Analyses to optimize milling spindles

Photo of Spindle

Milling spindles are used to manufacture a variety of shapes and molds (e.g. for mobile phones) out of various materials. The spindle is assembled on a milling machine axis which operates on the work piece – in some applications with up to 100,000 rpm. Such spindles need to fulfill extremely high accuracy requirements within the range of some microns (μm)!


To save costs respectively increase the production volume of molds, the manufacturing time needed to be reduced. This could be achieved for example by milling at a higher speed as well as by increasing the feed motion of all milling machine axes in the x-y-z directions. Accordingly, the unbalance force (due to the higher speed of the spindle) respectively the inertial forces (movement of axes) increased due to increased acceleration and deceleration of all mechanical parts. This led to higher vibration levels and a decreased accuracy as the work piece surface deteriorated due to the vibrations.

One important parameter to increase accuracy is the mechanical construction of the milling machine in total and of the individual spindle in particular. Stiffness and damping have a remarkable impact on the vibrational behaviour during the milling process and to the accuracy of the manufactured work piece.
The second parameter that influences the manufacturing time is the high speed of up to 100,000 rpm to increase material removal. At this speed, unbalance forces have a remarkable impact.

Considering both parameters, the overall vibration levels MUST be relatively low to achieve the required accuracy.


The Overalls and Tracking Modules of the VIBROPORT 80, an acceleration sensor and an optical speed sensor were used to perform several vibration measurements at variable speed; the Report & EXaminer Software was used to post-process the data in order to learn more about the system behaviour.

In view of the high speed, a robust speed measurement was important, hence several parameters needed to be considered, such as the operating speeds, the surface and diameter of the shaft in regards to the reflective tape or trigger mark, external influences like noise or electromagnetic fields etc.

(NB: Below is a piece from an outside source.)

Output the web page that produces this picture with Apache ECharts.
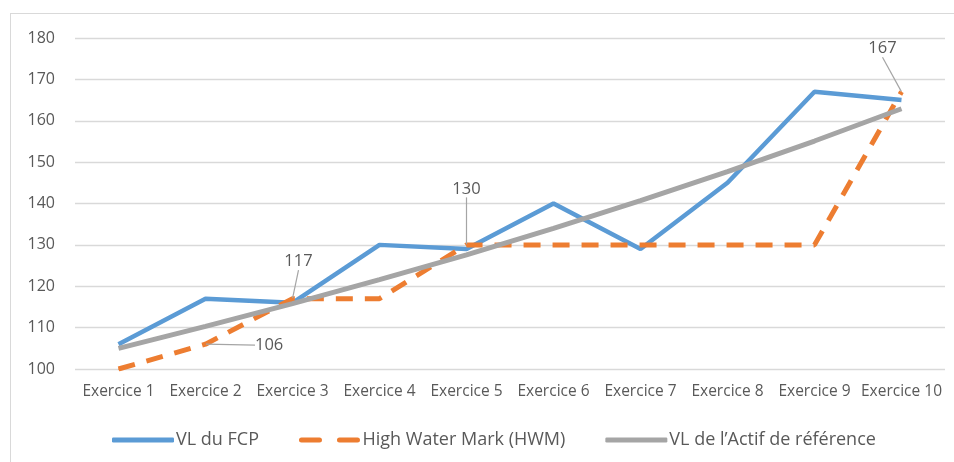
<!DOCTYPE html>
<html lang="fr">
<head>
<meta charset="UTF-8">
<title>VL du FCP</title>
<script src="https://cdn.jsdelivr.net/npm/echarts@6/dist/echarts.min.js"></script>
<style>
  body { margin: 0; background: #fff; overflow: hidden; }
  #frame { position: absolute; left: 10px; top: 13px; width: 960px; height: 470px; border: 1px solid #d9d9d9; }
  #container { position: absolute; left: 0; top: 0; width: 954px; height: 462px; }
</style>
</head>
<body>
<div id="frame"></div>
<div id="container"></div>
<script>
  // categories / series
  var exercices = ['Exercice 1', 'Exercice 2', 'Exercice 3', 'Exercice 4', 'Exercice 5',
    'Exercice 6', 'Exercice 7', 'Exercice 8', 'Exercice 9', 'Exercice 10'];
  var vlFcp = [106, 117, 116, 130, 129, 140, 129, 145, 167, 165];
  var hwm = [100, 106, 117, 117, 130, 130, 130, 130, 130, 167];
  var vlActif = [105, 110.3, 115.8, 121.6, 127.6, 134, 140.7, 147.7, 155.1, 162.9];
  // points of the HWM line that carry a label
  var hwmLabelIdx = [1, 2, 4, 9];

  var font = "'Open Sans', sans-serif";
  var textColor = '#595959';

  var hwmData = hwm.map(function (v, i) {
    if (hwmLabelIdx.indexOf(i) >= 0) {
      return { value: v, label: { show: true, position: i == 1 ? 'right' : 'top' } };
    }
    return v;
  });

  // shift of each label from its default place (label, not mark)
  var labelShift = { 1: [44, 1], 2: [6, -23], 4: [0, -42], 9: [-19, -29] };

  var chart = echarts.init(document.getElementById('container'));
  var option = {
    backgroundColor: 'transparent',
    color: ['#5B9BD5', '#ED7D31', '#A5A5A5'],
    textStyle: { fontFamily: font },
    grid: { left: 75, right: 9, top: 38, bottom: 93 },
    legend: {
      left: 107,
      top: 426,
      itemWidth: 62,
      itemHeight: 5,
      itemGap: 40,
      icon: 'roundRect',
      textStyle: { fontSize: 18, color: textColor, fontFamily: font, padding: [0, 0, 0, -3] },
      data: [
        { name: 'VL du FCP' },
        { name: 'High Water Mark (HWM)', icon: 'path://M2,0h18a2,2 0 0 1 0,5h-18a2,2 0 0 1 0,-5zM40,0h18a2,2 0 0 1 0,5h-18a2,2 0 0 1 0,-5z' },
        { name: 'VL de l\u2019Actif de référence' }
      ]
    },
    xAxis: {
      type: 'category',
      data: exercices,
      boundaryGap: true,
      axisLine: { show: false },
      axisTick: { show: false },
      axisLabel: { color: textColor, fontSize: 15.5, margin: 15, interval: 0, fontFamily: font }
    },
    yAxis: {
      type: 'value',
      min: 100,
      max: 180,
      interval: 10,
      axisLine: { show: false },
      axisTick: { show: false },
      axisLabel: { color: textColor, fontSize: 16, margin: 20, fontFamily: font },
      splitLine: { lineStyle: { color: '#d9d9d9', width: 1.3 } }
    },
    series: [{
      name: 'VL du FCP',
      type: 'line',
      data: vlFcp,
      showSymbol: false,
      symbol: 'none',
      lineStyle: { width: 4.5 }
    }, {
      name: 'High Water Mark (HWM)',
      type: 'line',
      data: hwmData,
      symbol: 'circle',
      symbolSize: 1,
      showSymbol: true,
      lineStyle: { width: 5, type: [17, 12] },
      label: { show: false, color: textColor, fontSize: 16.5, fontFamily: font, distance: 5 },
      labelLine: { show: true, lineStyle: { color: '#A5A5A5', width: 1.2 } },
      labelLayout: function (p) {
        var s = labelShift[p.dataIndex];
        if (!s) return {};
        return { dx: s[0], dy: s[1] };
      }
    }, {
      name: 'VL de l\u2019Actif de référence',
      type: 'line',
      data: vlActif,
      showSymbol: false,
      symbol: 'none',
      lineStyle: { width: 5 }
    }]
  };
  chart.setOption(option);
</script>
</body>
</html>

First a measurement of a coast down of the spindle was performed in the Overalls Module (f(n) mm/s rms vs. speed). Next the spindle was started again and the coast down was repeated using the Tracking Module. The raw time data (velocity vibration by single integration of the sensor signal and the trigger signal over time) was acquired and stored. Then, using the post-processing capability of the Tracking Module, a 1st order Bodé diagram was calculated from the stored raw vibration data. All these files were transferred to the Report & EXaminer Software to calculate a waterfall diagram and a spectrogram, which can be considered to be a “fingerprint” of the milling spindle.

Finally, the correctness and consistency of all measured data and the post-processed (calculated) data was verified by using special cursors.


The calculation, analysis and evaluation of the plots were the starting point for the machine experts on site to optimize their milling spindles, e.g. by changing the stiffness or damping and thereby reducing the overall vibration level.

By tracking such diagrams of a spindle over its life time, deviations to the reference measurement (taken at production of the spindle) can help identify further areas for optimization, detect developing deterioration and help increase maintenance intervals.